Naturally we presented this criticism at our meeting in Staunton, Ill. Present were the party organizer in the mine fields with some of the party members. In the discussion they had very little to say about this question, the organizer had something else in mind. He asked the direct question: “Do you support the hunger march to Washington?” The answer was in the affirmative. He then, after first voicing his agreement with our general analysis of the capitalist crisis, attempted to prove that our position was the opposite. In support of this contention, he quoted the following from our open letter to the party on the unemployment question: “It is false to center the unemployment program, and the activities and demonstrations, around the deceptive opportunist petition campaign to Congress ...” For us it became quite easy to verify, not only that this was still as correct as when written, but also that the hunger marchers themselves declared that, they did not come to congress to present petitions but to make definite demands. The audience present voiced no doubt of our further statement, that the workers will obtain only what they are ready to fight for.
The city of St. Louis has very little of a revolutionary movement or of Communist activities. Naturally our Left Opposition branch there is small. Still, a splendid meeting gathered for our meeting. In fact, we were greeted by the hearty applause of a typical American audience composed of workers who evidently had so far had very little contact with the Communist movement but nevertheless had received one object lesson from the capitalist crisis. A couple of Stalin supporters took exception to our views, but it came in the form of merely repeating old slanders of Trotsky always having been a menshevik. Unfortunately for the objectors, a person who evidently had strayed in by accident very fervently took up the cudgels for the capitalist system which was under indictment of the whole audience. And despite our efforts to make the distinction clear, it quite naturally turned its scorn almost equally against all three objectors in common.

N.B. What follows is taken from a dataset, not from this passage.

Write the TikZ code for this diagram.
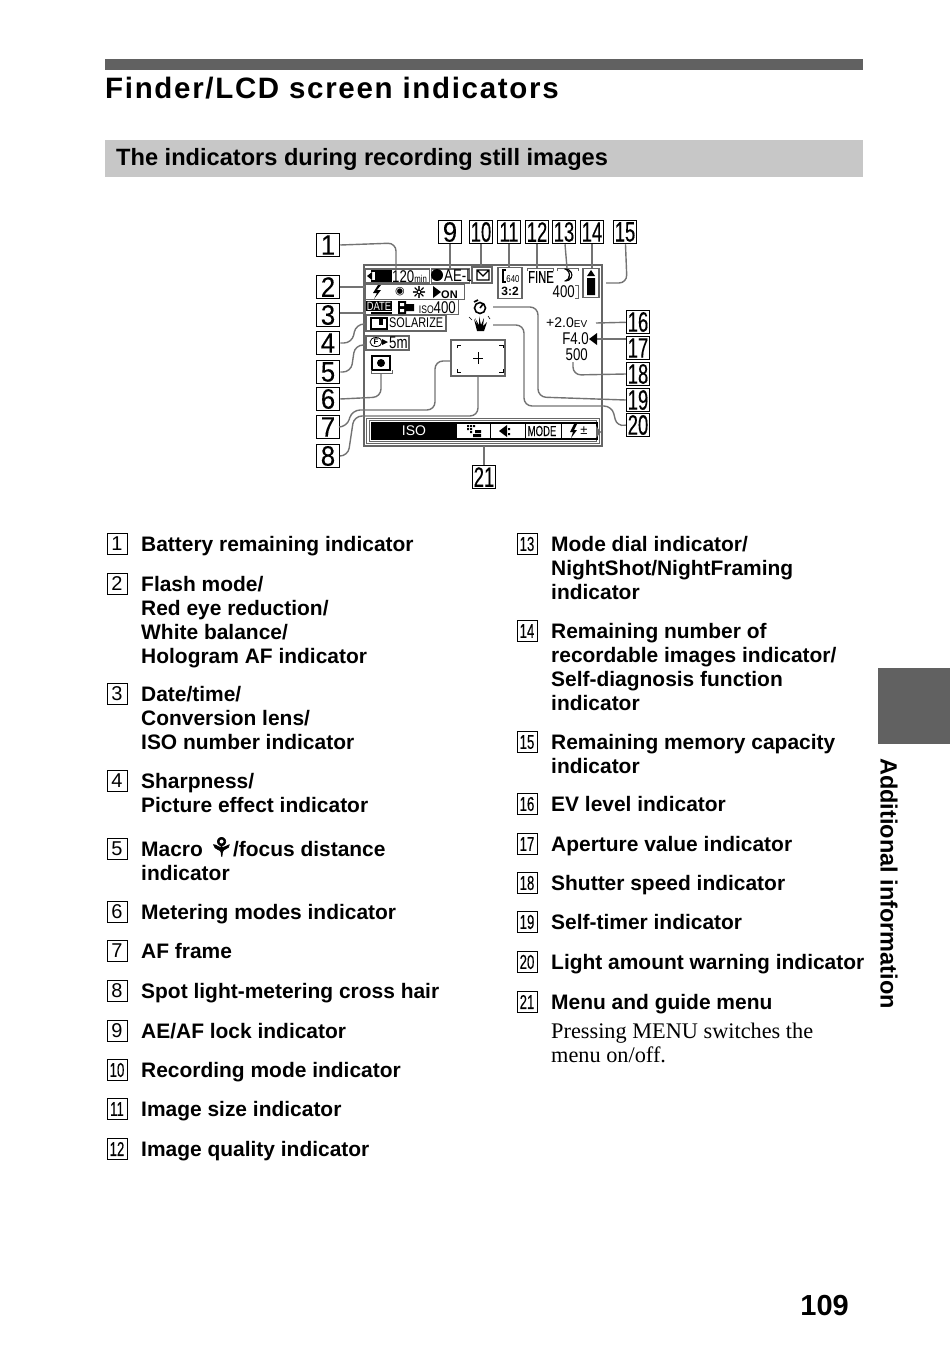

In Kansas City we met a different kind of opposition. The party functionaries spared no efforts to keep the workers away from our meeting. Members from the unemployed councils were warned to stay away. Those who had distributed our leaflets were labeled “dangerous to the working class”. But there was no evidence that the workers took that very seriously and those party members who came to our meeting greeting the first remarks with a snicker, soon became attentive and listened very carefully.
In both of these cities there are good opportunities for the movement in general and for the Left Opposition. Our units, however, are as yet weak numerically, a condition which we must, of course, endeavor to overcome. In this respect comrade Clarke, who went to Kansas City to stay for a period, is doing good pioneer work. Our St. Louis branch is taking up much more effective work. Perhaps there could be no better tribute to this fact than the panicky fear with which the party bureaucrats have gone about destroying the Mooney united front movement which was beginning to develop in Southern Illinois particularly through the assistance of our St. Louis branch.
In this respect we have had similar experiences in Minneapolis. There, our members have for years been deeply rooted in the labor movement and established real prestige for themselves among progressive and Left wing workers. Naturally our members would be of serious account in a Mooney movement actually organized on a united front basis. Because of this, the petty party bureaucrats worked overtime maneuvering to keep our branch representation out. By a little trick it was accomplished at the first conference, but with the result that all representation, outside of the party and its auxiliaries, dropped near the vanishing point. This, however, can soon be remedied and the Mooney movement rebuilt.
Our Minneapolis branch had not less than four public meetings arranged for the tour with a banquet thrown in for good measure. But it occurred just during the period of the Christmas holidays which to an extent accounted for the fact that these meetings were not as large as they should have been when organized by a live and strong branch. Nevertheless the elements mostly attracted were those with a militant record in the local labor movement. Because of that, the discussions following each lecture became very thorough and fruitful.
A portion of the Minneapolis stay became devoted to the problems of our branch and its function. It has succeeded in adding quite substantially to its ranks. Its activities are generally organized in a thorough manner, particularly centering in the trade union field. Just now it is renewing its efforts to put more active life into the local railroad council to organize a fight against the pending wage cuts.
The Chicago Left Opposition branch made one important step forward in acquiring permanent headquarters. It has become a place full of life, meetings and study classes take place regularly and generally speaking, quite successfully. For our tour, one public meeting was held at the headquarters and one in the down town section. The latter proved highly successful. It attracted a good-sized audience and brought out so many questions which in sum and substance amounted to almost a full review of the Left Opposition platform.
This branch has some recent gains to its credit, particularly among young workers. Those comrades who a short time ago were expelled from the Y.C.L. because of their fight against the system of bureaucracy have continued their logical development and adhered to the Left Opposition platform. They are now active members of the Chicago branch, comrade Satir is already busily engaged teaching other young workers. While there have been periods of a certain let down in active work carried on by this branch in the past, its future prospects of steady growth are already quite well assured.
In the Eastern section, we held public meetings in Boston, Philadelphia, Pittsburgh and Youngstown. In the latter city we will hence forth have a functioning branch. It begins its activity with small numbers, but that is no deterrent; it has been the history of our whole movement including those branches which are today very lively. In Cleveland we have also taken steps toward the formation of a branch. When we reach the point of recording the gain of a few young recruits in that city, a live existence will be assured.
The efforts made by the little party bureaucrats in Pittsburgh, to break up our meeting and by similar individuals in Youngstown to create friction, our readers already know, came to naught in a rather inglorious fashion. In all of the meetings there was a good sprinkling of party members present, at several instances asking questions and participating in the discussion. Throughout the tour good collections were made to aid us in further activities. As one example in this respect, we might mention that from seven comrades alone, in Boston a total contribution of $50.00 was made.
All in all the tour brought splendid results. First, in again bringing forward in public meetings the Left Opposition views of problems of the class struggle. Secondly, in strengthening our branches everywhere and lastly, but perhaps foremost, in knitting our organization as a whole more closely together.